TASK DETAILS: Reproduce the listing below without changes, except that pictures are left out.

INFORMATION PROVIDED:
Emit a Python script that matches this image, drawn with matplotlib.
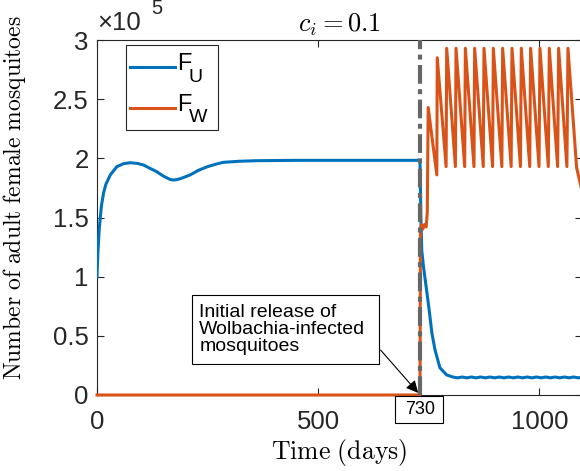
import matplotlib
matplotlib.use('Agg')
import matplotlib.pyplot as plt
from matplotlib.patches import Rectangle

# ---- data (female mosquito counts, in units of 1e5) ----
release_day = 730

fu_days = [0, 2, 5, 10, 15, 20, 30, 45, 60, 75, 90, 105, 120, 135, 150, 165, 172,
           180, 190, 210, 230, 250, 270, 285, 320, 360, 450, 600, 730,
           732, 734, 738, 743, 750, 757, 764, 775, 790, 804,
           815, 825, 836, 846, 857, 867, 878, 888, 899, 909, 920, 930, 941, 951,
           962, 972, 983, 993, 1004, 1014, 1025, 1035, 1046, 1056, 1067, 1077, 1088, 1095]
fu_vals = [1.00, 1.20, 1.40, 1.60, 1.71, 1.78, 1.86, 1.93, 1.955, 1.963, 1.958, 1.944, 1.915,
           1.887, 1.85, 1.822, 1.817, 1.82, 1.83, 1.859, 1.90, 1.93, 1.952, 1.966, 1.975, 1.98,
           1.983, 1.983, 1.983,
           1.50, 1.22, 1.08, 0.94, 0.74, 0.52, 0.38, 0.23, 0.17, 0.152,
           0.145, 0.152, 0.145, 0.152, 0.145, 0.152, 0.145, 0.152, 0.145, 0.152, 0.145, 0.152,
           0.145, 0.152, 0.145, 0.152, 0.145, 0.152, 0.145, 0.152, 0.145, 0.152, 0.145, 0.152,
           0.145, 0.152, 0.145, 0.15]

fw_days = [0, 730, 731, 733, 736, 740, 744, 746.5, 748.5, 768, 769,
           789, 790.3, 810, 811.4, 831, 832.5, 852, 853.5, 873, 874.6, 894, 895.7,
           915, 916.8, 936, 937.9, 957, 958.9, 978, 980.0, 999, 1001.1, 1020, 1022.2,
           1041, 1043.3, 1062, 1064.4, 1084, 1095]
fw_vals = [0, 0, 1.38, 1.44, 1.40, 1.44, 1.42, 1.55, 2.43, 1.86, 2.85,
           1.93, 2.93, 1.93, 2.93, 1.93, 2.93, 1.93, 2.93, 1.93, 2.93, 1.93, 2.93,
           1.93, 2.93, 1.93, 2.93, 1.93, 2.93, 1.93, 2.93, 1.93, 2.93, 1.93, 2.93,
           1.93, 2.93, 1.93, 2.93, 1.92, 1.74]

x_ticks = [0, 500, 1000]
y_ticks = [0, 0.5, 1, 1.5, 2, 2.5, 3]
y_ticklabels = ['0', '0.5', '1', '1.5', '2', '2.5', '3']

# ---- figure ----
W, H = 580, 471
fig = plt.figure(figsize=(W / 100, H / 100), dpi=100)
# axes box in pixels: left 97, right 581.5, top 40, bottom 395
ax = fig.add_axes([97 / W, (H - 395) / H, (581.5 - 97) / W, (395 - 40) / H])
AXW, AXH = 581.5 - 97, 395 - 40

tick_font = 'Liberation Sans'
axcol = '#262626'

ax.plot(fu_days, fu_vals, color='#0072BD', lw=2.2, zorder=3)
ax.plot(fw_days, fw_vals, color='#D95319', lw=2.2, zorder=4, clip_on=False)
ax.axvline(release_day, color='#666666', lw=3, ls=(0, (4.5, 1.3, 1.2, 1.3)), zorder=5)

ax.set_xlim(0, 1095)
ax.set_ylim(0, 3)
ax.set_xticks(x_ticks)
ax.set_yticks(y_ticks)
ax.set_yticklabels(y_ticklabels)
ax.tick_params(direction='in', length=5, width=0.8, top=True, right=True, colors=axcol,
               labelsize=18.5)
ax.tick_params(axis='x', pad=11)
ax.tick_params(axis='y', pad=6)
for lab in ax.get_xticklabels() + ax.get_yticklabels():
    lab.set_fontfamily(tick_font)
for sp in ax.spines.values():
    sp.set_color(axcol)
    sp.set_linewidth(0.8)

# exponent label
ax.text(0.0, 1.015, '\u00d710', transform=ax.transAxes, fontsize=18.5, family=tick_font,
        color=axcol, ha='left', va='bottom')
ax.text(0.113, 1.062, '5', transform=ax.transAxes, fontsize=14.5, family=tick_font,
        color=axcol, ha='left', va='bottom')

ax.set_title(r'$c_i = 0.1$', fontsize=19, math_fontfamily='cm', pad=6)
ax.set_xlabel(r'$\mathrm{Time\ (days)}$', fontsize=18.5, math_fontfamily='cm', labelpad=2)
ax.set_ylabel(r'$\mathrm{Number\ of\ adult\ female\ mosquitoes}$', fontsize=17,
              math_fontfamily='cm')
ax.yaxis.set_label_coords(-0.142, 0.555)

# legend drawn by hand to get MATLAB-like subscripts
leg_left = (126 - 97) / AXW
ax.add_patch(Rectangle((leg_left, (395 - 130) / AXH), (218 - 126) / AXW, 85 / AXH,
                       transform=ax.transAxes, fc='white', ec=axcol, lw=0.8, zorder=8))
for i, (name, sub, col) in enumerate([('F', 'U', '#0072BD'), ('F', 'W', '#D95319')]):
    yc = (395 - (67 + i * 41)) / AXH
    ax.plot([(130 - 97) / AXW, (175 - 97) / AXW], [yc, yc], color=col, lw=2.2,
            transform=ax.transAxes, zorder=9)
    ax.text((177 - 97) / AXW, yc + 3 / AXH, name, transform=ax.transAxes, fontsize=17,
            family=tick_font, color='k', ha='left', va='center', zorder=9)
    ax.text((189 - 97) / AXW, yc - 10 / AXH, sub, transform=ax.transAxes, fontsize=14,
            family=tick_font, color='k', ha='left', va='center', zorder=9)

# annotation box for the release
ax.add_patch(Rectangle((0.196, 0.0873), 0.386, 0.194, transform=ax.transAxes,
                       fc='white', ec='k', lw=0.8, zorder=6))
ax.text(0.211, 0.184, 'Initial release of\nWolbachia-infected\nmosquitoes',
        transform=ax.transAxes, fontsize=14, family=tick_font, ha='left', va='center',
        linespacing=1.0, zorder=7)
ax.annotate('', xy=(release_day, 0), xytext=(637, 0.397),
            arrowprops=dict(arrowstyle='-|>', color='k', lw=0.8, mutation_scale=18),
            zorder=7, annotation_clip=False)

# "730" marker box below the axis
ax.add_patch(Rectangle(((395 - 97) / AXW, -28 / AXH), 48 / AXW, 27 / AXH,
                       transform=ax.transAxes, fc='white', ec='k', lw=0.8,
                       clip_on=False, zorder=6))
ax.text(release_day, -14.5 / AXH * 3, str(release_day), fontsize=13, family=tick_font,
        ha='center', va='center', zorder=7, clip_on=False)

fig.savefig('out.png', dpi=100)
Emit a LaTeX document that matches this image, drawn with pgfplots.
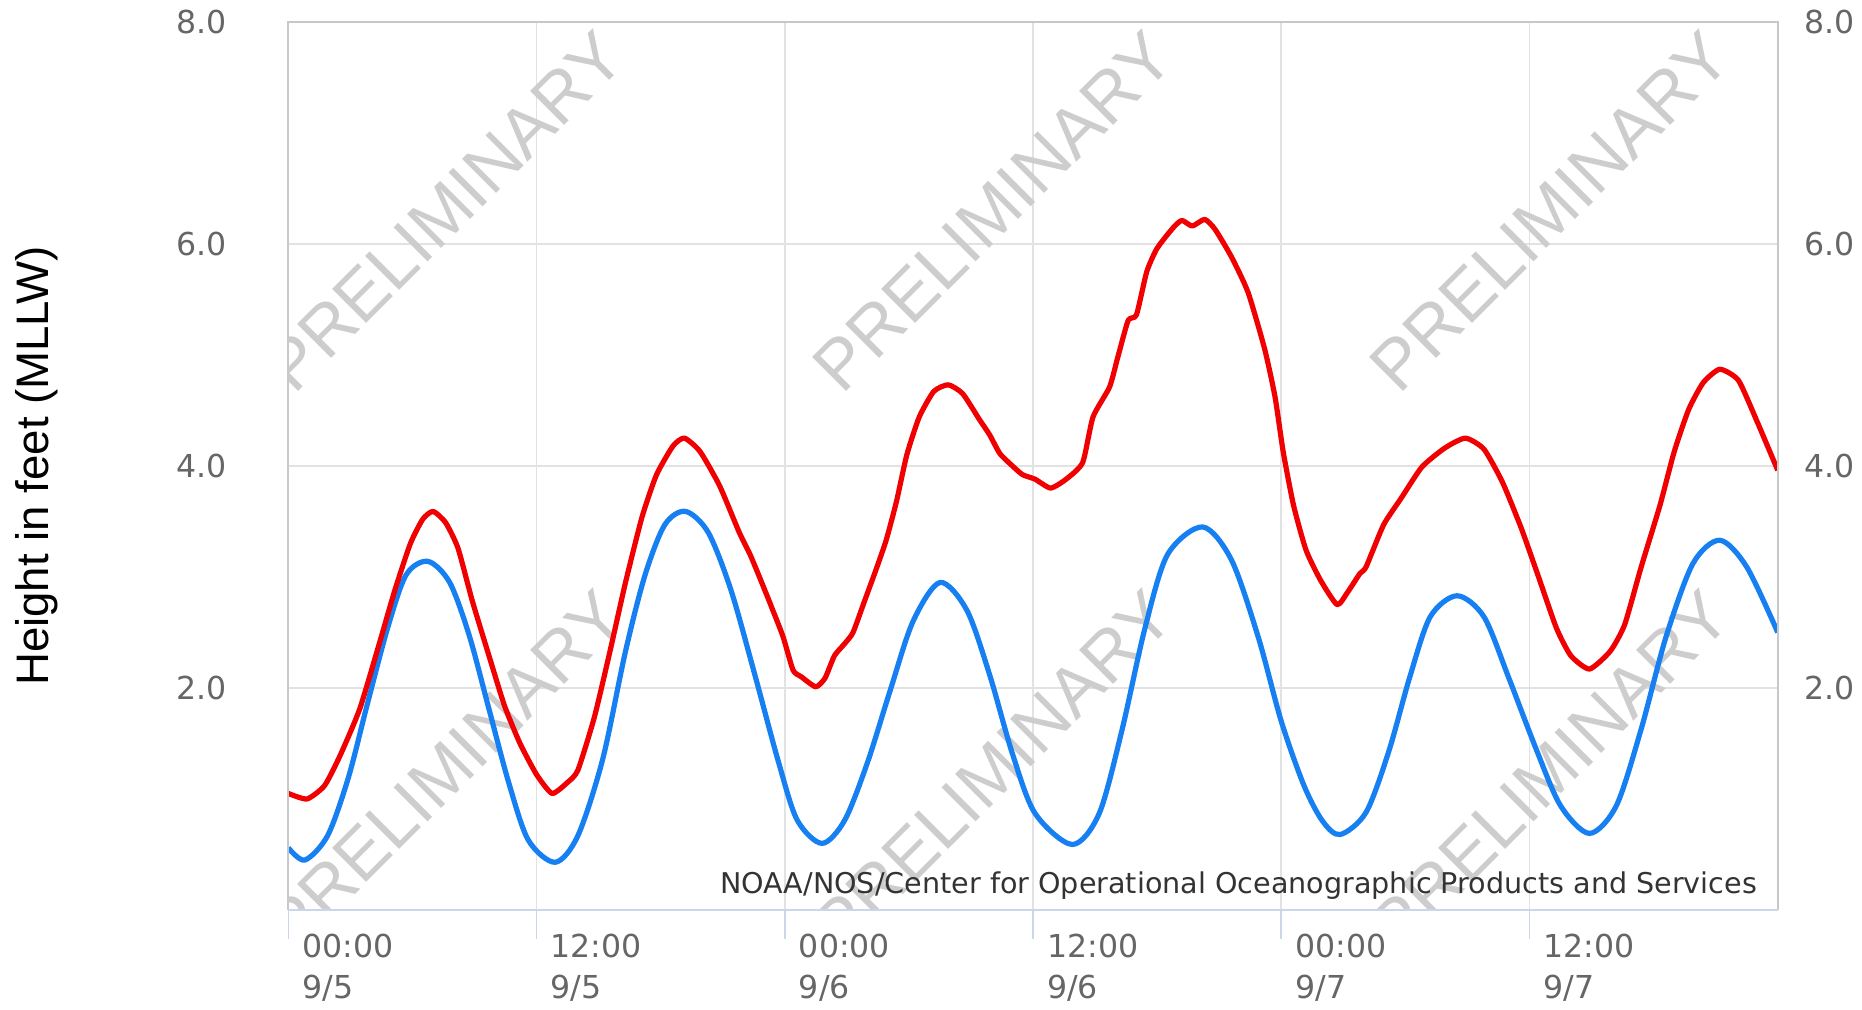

CORRECT OUTPUT:
Emit a Python script that matches this image, drawn with matplotlib.
import matplotlib
matplotlib.use('Agg')
import matplotlib.pyplot as plt
from matplotlib.patches import Rectangle

# ---- data (female mosquito counts, in units of 1e5) ----
release_day = 730

fu_days = [0, 2, 5, 10, 15, 20, 30, 45, 60, 75, 90, 105, 120, 135, 150, 165, 172,
           180, 190, 210, 230, 250, 270, 285, 320, 360, 450, 600, 730,
           732, 734, 738, 743, 750, 757, 764, 775, 790, 804,
           815, 825, 836, 846, 857, 867, 878, 888, 899, 909, 920, 930, 941, 951,
           962, 972, 983, 993, 1004, 1014, 1025, 1035, 1046, 1056, 1067, 1077, 1088, 1095]
fu_vals = [1.00, 1.20, 1.40, 1.60, 1.71, 1.78, 1.86, 1.93, 1.955, 1.963, 1.958, 1.944, 1.915,
           1.887, 1.85, 1.822, 1.817, 1.82, 1.83, 1.859, 1.90, 1.93, 1.952, 1.966, 1.975, 1.98,
           1.983, 1.983, 1.983,
           1.50, 1.22, 1.08, 0.94, 0.74, 0.52, 0.38, 0.23, 0.17, 0.152,
           0.145, 0.152, 0.145, 0.152, 0.145, 0.152, 0.145, 0.152, 0.145, 0.152, 0.145, 0.152,
           0.145, 0.152, 0.145, 0.152, 0.145, 0.152, 0.145, 0.152, 0.145, 0.152, 0.145, 0.152,
           0.145, 0.152, 0.145, 0.15]

fw_days = [0, 730, 731, 733, 736, 740, 744, 746.5, 748.5, 768, 769,
           789, 790.3, 810, 811.4, 831, 832.5, 852, 853.5, 873, 874.6, 894, 895.7,
           915, 916.8, 936, 937.9, 957, 958.9, 978, 980.0, 999, 1001.1, 1020, 1022.2,
           1041, 1043.3, 1062, 1064.4, 1084, 1095]
fw_vals = [0, 0, 1.38, 1.44, 1.40, 1.44, 1.42, 1.55, 2.43, 1.86, 2.85,
           1.93, 2.93, 1.93, 2.93, 1.93, 2.93, 1.93, 2.93, 1.93, 2.93, 1.93, 2.93,
           1.93, 2.93, 1.93, 2.93, 1.93, 2.93, 1.93, 2.93, 1.93, 2.93, 1.93, 2.93,
           1.93, 2.93, 1.93, 2.93, 1.92, 1.74]

x_ticks = [0, 500, 1000]
y_ticks = [0, 0.5, 1, 1.5, 2, 2.5, 3]
y_ticklabels = ['0', '0.5', '1', '1.5', '2', '2.5', '3']

# ---- figure ----
W, H = 580, 471
fig = plt.figure(figsize=(W / 100, H / 100), dpi=100)
# axes box in pixels: left 97, right 581.5, top 40, bottom 395
ax = fig.add_axes([97 / W, (H - 395) / H, (581.5 - 97) / W, (395 - 40) / H])
AXW, AXH = 581.5 - 97, 395 - 40

tick_font = 'Liberation Sans'
axcol = '#262626'

ax.plot(fu_days, fu_vals, color='#0072BD', lw=2.2, zorder=3)
ax.plot(fw_days, fw_vals, color='#D95319', lw=2.2, zorder=4, clip_on=False)
ax.axvline(release_day, color='#666666', lw=3, ls=(0, (4.5, 1.3, 1.2, 1.3)), zorder=5)

ax.set_xlim(0, 1095)
ax.set_ylim(0, 3)
ax.set_xticks(x_ticks)
ax.set_yticks(y_ticks)
ax.set_yticklabels(y_ticklabels)
ax.tick_params(direction='in', length=5, width=0.8, top=True, right=True, colors=axcol,
               labelsize=18.5)
ax.tick_params(axis='x', pad=11)
ax.tick_params(axis='y', pad=6)
for lab in ax.get_xticklabels() + ax.get_yticklabels():
    lab.set_fontfamily(tick_font)
for sp in ax.spines.values():
    sp.set_color(axcol)
    sp.set_linewidth(0.8)

# exponent label
ax.text(0.0, 1.015, '\u00d710', transform=ax.transAxes, fontsize=18.5, family=tick_font,
        color=axcol, ha='left', va='bottom')
ax.text(0.113, 1.062, '5', transform=ax.transAxes, fontsize=14.5, family=tick_font,
        color=axcol, ha='left', va='bottom')

ax.set_title(r'$c_i = 0.1$', fontsize=19, math_fontfamily='cm', pad=6)
ax.set_xlabel(r'$\mathrm{Time\ (days)}$', fontsize=18.5, math_fontfamily='cm', labelpad=2)
ax.set_ylabel(r'$\mathrm{Number\ of\ adult\ female\ mosquitoes}$', fontsize=17,
              math_fontfamily='cm')
ax.yaxis.set_label_coords(-0.142, 0.555)

# legend drawn by hand to get MATLAB-like subscripts
leg_left = (126 - 97) / AXW
ax.add_patch(Rectangle((leg_left, (395 - 130) / AXH), (218 - 126) / AXW, 85 / AXH,
                       transform=ax.transAxes, fc='white', ec=axcol, lw=0.8, zorder=8))
for i, (name, sub, col) in enumerate([('F', 'U', '#0072BD'), ('F', 'W', '#D95319')]):
    yc = (395 - (67 + i * 41)) / AXH
    ax.plot([(130 - 97) / AXW, (175 - 97) / AXW], [yc, yc], color=col, lw=2.2,
            transform=ax.transAxes, zorder=9)
    ax.text((177 - 97) / AXW, yc + 3 / AXH, name, transform=ax.transAxes, fontsize=17,
            family=tick_font, color='k', ha='left', va='center', zorder=9)
    ax.text((189 - 97) / AXW, yc - 10 / AXH, sub, transform=ax.transAxes, fontsize=14,
            family=tick_font, color='k', ha='left', va='center', zorder=9)

# annotation box for the release
ax.add_patch(Rectangle((0.196, 0.0873), 0.386, 0.194, transform=ax.transAxes,
                       fc='white', ec='k', lw=0.8, zorder=6))
ax.text(0.211, 0.184, 'Initial release of\nWolbachia-infected\nmosquitoes',
        transform=ax.transAxes, fontsize=14, family=tick_font, ha='left', va='center',
        linespacing=1.0, zorder=7)
ax.annotate('', xy=(release_day, 0), xytext=(637, 0.397),
            arrowprops=dict(arrowstyle='-|>', color='k', lw=0.8, mutation_scale=18),
            zorder=7, annotation_clip=False)

# "730" marker box below the axis
ax.add_patch(Rectangle(((395 - 97) / AXW, -28 / AXH), 48 / AXW, 27 / AXH,
                       transform=ax.transAxes, fc='white', ec='k', lw=0.8,
                       clip_on=False, zorder=6))
ax.text(release_day, -14.5 / AXH * 3, str(release_day), fontsize=13, family=tick_font,
        ha='center', va='center', zorder=7, clip_on=False)

fig.savefig('out.png', dpi=100)
Emit a LaTeX document that matches this image, drawn with pgfplots.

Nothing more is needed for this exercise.